August 14, 2002 – ‘Certification’

CEOs have signed off on financial documents for years. However, supposedly come August 14 when CEOs sign financial documents it will mean they will be liable for the accuracy of the numbers. If only it were this simple (as it should be)...

“In 1980, the Commission amended Form 10-K to require that this report be signed on behalf of a company by the company's principal executive officer or officers, its principal financial officer, its controller or principal accounting officer and by at least the majority of the board of directors”

What is not being talked about is that the SEC has been battling for more than 20-years to make executives accountable for the numbers they produce and that the SEC has failed. Why did the SEC fail?  Because they treat companies as ‘partners’ when structuring regulations not the enemy (which most clearly are).

In our 1998 release proposing reform of the Securities Act offering process, we proposed revisions to the signature sections of all registration statements and periodic reports filed under the Exchange Act to mandate that the persons required to sign those documents certify that they had read them and that they knew of no untrue statement of a material fact or omission of a material fact necessary in order to make the statements made, in light of the circumstances under which they were made, not misleading...We received several comments on these proposals. While some commenters supported the proposed certification requirement, a larger number opposed it, primarily as it related to directors. In addition, many commenters opposed an expansion of the signature requirements for Exchange Act reports. Generally, these commenters asserted that the requirements would impose unreasonable administrative burdens and expose corporate officers to increased liability.”

Is it ‘unreasonable’ to assume that CEOs verify financial documents line by line before they sign off? Is it not necessary to make corporate officers liable if they fail to inform investors of fraud within the documents they signed?  Apparently the SEC did not recognize back in 1998 that commenters (companies) did not want ‘increased liability’ because many knew they were breaking the law.  Does the SEC recognize this truism today? No.

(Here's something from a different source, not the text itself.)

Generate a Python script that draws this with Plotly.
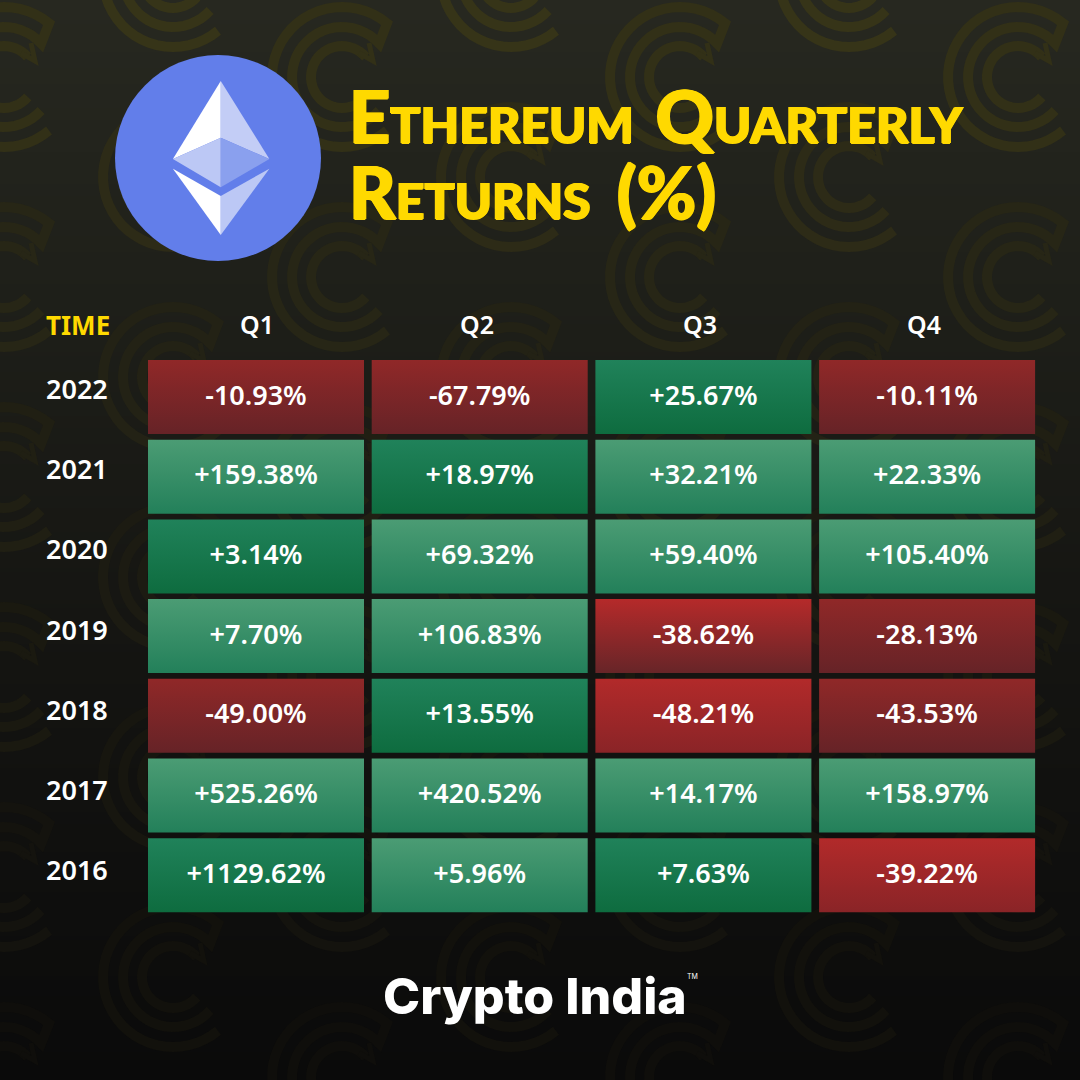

We propose to require a company's principal executive officer and principal financial officer to certify that, to their knowledge, the information in the company's quarterly and annual reports is true in all important respects and that the reports contain all information about the company of which they are aware that they believe is important to a reasonable investor.”

As per the SEC language on certification, CEOs and CFOs are only certifying documents ‘to their knowlegde’.  What the SEC fails to understand that for CEOs and CFOs ignorance is bliss.

- GE, Coca-Cola and others should not be applauded for changing the method by which they account for stock options. These companies and others did so because they read the writing on the wall.

- August 14 is a meaningless date. Tough language is still needed so that CEOs begin to earn their huge salaries by approving every single line within financial documents.  When the numbers are fraudulent someone needs to go to jail immediately: ignorance should not be a defense.

- There is still no progress from either the SEC or FASB on special purpose entities. However, they have been looking into the matter since 1982 (keep your fingers crossed).  By contrast, OTC derivatives will probably remain completely unregulated and not talked about by the media unless there is a series of massive blow-ups.

In sum, is it time for the investor to begin trusting corporations again? No.  Is it time for investors to believe that President Bush, Harvey Pitt, and the FASB are attacking companies to increase clarity in financial reports? No.  Rather, it is time for investors to worry that since Enron and Worldcom imploded nothing has really changed: the tough regulatory changes that are needed to ensure companies report clear and honest financial results under simple GAAP have not yet arrived, and cannot be seen coming on the horizon.

If the markets stop falling investors will believe that the needed changes to accounting laws have been implemented, politicians will slacken their tough rhetoric, and the SEC will fall asleep again.  That is, of course, until the next unexpected blow-up arrives and wakes everyone up.